Ou seja: aquilo que vimos Alex fazendo no início do filme não só serviu
para desenvolvê-lo, mas para dar continuidade a trama quando esta estivesse
próxima da conclusão ( e dão continuidade mesmo: o que acontece em decorrência
disso nos leva a um dos “finais não-felizes” disfarçados de “felizes” mais
interessantes de todos. )
A fotografia do filme é bem simples em determinados
momentos, e em outros bastante bem executada: como na cena em que eles impedem
outra gangue de estuprar uma mulher e na cena em que eles se aproximam do idoso
embaixo de uma ponte antes de espancá-lo.
A direção de Kubrick é outro detalhe importante. Prestem atenção na cena
em que Alex passeia em uma loja de vinis – o passeio que a câmera faz é
brilhante ( além de ressaltar o CD da trilha sonora de 2001 – Uma Odisseia no
Espaço. A maneira cômica como a cena de sexo de Alex com as duas garotas que
ele conhece nessa mesma loja também é bem realizada pelo diretor, acelerando a
imagem e pondo uma música instrumental de fundo. A montagem também é bem
interessante, mas nada de muito extraordinário.
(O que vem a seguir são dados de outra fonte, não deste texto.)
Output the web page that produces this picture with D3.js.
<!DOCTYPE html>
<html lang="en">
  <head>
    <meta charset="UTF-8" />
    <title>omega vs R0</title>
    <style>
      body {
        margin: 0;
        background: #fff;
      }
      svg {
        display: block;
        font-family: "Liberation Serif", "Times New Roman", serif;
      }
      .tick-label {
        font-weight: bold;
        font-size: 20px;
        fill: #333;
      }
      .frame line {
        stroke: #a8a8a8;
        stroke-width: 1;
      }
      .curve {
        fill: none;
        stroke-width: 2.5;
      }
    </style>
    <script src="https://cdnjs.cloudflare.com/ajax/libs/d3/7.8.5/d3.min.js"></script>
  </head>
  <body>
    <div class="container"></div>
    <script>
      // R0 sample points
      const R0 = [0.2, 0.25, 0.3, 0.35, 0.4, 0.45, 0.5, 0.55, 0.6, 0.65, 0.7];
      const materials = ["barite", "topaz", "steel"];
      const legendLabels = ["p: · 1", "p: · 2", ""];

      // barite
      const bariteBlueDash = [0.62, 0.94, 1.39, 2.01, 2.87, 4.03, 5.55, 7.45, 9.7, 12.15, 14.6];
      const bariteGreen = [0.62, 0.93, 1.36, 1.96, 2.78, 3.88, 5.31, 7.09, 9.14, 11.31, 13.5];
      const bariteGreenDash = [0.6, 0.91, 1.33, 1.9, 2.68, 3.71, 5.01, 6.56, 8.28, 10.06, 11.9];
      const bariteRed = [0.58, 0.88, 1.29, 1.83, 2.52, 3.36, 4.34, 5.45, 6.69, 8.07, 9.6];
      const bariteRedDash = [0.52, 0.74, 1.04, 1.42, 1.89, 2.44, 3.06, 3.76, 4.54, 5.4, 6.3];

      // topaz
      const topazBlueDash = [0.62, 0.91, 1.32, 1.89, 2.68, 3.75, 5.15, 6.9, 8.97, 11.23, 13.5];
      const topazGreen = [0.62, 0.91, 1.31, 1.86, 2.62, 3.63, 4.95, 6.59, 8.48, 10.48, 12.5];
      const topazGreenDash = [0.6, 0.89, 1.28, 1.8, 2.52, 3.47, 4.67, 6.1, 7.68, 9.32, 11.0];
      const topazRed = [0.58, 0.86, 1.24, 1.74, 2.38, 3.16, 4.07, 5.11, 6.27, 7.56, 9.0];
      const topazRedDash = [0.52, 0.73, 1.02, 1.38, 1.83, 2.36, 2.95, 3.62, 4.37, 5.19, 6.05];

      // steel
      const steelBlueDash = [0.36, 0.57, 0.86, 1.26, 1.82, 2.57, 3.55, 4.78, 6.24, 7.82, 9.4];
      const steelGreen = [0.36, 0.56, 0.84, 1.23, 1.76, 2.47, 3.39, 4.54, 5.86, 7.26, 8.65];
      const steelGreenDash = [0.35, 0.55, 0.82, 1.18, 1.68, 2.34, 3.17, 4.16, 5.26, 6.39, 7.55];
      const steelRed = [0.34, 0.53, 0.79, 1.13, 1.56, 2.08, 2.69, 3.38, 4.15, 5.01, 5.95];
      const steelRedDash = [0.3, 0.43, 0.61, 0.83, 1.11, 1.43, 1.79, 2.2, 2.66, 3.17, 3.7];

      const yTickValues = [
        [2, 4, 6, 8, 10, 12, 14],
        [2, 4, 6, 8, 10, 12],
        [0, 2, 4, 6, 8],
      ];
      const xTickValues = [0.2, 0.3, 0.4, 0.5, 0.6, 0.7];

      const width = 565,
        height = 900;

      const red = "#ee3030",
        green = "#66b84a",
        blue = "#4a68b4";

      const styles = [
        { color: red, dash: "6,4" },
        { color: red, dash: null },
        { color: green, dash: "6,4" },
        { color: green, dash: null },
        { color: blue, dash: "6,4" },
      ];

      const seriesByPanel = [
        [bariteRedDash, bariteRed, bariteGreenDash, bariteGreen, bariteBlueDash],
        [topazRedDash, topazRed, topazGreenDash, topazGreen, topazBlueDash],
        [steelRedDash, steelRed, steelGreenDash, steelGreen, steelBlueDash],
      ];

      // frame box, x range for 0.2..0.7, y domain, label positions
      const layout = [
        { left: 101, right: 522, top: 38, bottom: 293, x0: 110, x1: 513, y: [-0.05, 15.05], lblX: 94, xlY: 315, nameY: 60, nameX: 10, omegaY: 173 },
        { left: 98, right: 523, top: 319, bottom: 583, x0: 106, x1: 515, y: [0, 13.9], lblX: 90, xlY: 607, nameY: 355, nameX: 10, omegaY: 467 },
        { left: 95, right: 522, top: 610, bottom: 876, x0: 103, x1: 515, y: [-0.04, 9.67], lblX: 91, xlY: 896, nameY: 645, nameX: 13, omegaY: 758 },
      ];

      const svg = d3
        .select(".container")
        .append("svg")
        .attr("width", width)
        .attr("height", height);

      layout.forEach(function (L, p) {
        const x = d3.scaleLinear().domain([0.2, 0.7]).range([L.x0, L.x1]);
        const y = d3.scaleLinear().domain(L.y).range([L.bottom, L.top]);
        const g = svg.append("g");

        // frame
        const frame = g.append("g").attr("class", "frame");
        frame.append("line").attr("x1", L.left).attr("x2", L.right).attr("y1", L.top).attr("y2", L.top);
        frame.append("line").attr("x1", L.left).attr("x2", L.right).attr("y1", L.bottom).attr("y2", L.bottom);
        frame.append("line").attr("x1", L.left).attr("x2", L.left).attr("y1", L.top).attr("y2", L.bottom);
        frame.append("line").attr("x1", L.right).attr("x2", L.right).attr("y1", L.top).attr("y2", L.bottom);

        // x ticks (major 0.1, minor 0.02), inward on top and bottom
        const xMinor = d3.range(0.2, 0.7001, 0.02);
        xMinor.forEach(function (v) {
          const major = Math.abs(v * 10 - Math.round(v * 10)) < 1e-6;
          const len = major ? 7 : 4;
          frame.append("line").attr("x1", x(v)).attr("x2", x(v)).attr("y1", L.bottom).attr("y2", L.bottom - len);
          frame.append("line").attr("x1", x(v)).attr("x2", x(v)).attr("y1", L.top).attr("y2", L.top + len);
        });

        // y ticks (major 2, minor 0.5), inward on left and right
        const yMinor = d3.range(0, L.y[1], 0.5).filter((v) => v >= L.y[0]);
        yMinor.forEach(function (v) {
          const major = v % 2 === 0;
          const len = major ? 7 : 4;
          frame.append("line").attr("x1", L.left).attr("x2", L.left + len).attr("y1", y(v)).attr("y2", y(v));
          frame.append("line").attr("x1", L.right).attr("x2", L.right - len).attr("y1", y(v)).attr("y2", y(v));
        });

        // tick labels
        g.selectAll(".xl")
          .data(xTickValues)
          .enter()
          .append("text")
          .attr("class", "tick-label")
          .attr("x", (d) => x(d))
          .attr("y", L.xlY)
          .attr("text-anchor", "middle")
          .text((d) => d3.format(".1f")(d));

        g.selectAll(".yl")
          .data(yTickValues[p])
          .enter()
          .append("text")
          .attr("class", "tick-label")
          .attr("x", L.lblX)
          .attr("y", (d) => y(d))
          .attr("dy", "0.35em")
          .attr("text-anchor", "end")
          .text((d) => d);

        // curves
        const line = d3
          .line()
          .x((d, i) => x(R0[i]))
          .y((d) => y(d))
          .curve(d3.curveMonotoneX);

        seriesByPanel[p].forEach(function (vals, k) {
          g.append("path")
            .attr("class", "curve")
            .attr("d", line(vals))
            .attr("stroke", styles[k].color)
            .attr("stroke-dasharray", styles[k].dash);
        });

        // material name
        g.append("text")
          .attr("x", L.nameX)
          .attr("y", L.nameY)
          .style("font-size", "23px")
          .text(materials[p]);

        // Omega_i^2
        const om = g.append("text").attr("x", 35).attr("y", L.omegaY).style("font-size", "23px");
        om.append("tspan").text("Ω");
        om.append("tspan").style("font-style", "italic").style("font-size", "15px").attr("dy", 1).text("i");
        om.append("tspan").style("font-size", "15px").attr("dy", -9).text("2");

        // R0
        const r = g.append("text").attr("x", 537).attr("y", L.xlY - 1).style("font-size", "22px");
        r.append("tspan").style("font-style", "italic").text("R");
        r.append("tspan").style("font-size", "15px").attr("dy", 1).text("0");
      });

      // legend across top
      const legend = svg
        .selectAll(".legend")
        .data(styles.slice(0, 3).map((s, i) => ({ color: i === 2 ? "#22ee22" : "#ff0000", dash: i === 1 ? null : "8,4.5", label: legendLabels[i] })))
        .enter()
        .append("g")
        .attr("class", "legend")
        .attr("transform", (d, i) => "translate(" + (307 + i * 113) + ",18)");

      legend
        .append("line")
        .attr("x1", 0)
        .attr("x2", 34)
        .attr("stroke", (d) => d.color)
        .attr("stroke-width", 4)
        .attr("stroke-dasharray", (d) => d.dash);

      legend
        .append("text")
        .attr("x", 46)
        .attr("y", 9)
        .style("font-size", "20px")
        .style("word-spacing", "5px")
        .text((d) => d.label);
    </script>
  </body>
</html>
Mas, mesmo no meio de tantos pontos positivos, o filme peca na cena do
bar, logo após Alex acabar de jogar seus colegas de gangue no mar, logo após
eles pedirem um espaço maior nas decisões do que o grupo deve fazer. A atitude
de Alex, claramente, dizia: “EU QUE MANDO NESSE GRUPO! VOCÊS TEM QUE ME
OBEDECER!”. Mas, o que a narração off fala? “Eu estava mostrando a eles quem é
que manda.”. Infelizmente, com essa fala em off, a cena ficou redundante.
Mesmo assim, Laranja Mecânica é um filme memorável, e não é a toa que está
em diversas listas como um dos melhores de todos os tempos.